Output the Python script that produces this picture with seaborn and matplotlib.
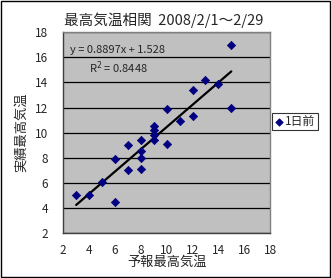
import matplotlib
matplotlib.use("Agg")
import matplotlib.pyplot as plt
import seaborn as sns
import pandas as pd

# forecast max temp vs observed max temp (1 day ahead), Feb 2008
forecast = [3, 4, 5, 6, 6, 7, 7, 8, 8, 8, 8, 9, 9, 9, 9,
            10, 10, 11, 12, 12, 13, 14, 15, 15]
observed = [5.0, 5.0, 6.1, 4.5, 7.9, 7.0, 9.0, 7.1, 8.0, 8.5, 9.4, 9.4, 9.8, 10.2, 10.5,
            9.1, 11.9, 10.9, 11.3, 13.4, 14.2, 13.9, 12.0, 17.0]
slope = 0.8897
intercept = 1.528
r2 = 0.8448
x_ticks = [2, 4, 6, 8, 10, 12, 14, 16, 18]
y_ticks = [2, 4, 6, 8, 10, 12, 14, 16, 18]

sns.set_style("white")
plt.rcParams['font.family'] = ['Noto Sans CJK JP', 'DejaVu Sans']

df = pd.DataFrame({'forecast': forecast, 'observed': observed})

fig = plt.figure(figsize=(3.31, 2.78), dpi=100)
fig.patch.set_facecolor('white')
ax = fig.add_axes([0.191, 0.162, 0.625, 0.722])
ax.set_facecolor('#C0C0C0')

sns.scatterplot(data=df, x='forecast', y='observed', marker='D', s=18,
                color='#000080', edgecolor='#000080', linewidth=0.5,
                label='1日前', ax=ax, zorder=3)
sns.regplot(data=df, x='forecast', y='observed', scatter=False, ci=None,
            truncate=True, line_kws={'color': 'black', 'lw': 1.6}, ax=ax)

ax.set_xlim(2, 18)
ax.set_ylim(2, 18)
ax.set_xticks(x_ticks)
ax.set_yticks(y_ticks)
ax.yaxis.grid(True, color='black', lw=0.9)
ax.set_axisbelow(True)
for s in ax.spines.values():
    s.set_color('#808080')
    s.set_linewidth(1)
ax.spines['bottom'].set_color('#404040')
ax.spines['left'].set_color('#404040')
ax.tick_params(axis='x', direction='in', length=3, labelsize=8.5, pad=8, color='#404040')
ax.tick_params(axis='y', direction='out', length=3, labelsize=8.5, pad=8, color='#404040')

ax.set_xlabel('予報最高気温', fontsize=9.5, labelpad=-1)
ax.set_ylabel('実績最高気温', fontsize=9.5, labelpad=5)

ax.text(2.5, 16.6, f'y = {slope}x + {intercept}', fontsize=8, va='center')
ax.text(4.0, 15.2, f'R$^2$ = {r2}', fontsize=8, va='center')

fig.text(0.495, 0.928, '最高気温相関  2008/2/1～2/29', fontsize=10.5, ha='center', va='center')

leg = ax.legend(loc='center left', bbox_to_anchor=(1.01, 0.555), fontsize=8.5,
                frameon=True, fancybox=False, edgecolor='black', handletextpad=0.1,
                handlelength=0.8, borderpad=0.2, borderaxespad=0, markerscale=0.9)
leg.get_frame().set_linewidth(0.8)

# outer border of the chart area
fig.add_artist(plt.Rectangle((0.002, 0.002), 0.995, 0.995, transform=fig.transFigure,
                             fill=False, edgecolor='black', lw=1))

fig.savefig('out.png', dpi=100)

****************************************

**Written task:** Skip the pictures and restate exactly the lines from the beginning of the listing to the line with "import pandas as pd", that line included.

**Result of this task:**
Output the Python script that produces this picture with seaborn and matplotlib.
import matplotlib
matplotlib.use("Agg")
import matplotlib.pyplot as plt
import seaborn as sns
import pandas as pd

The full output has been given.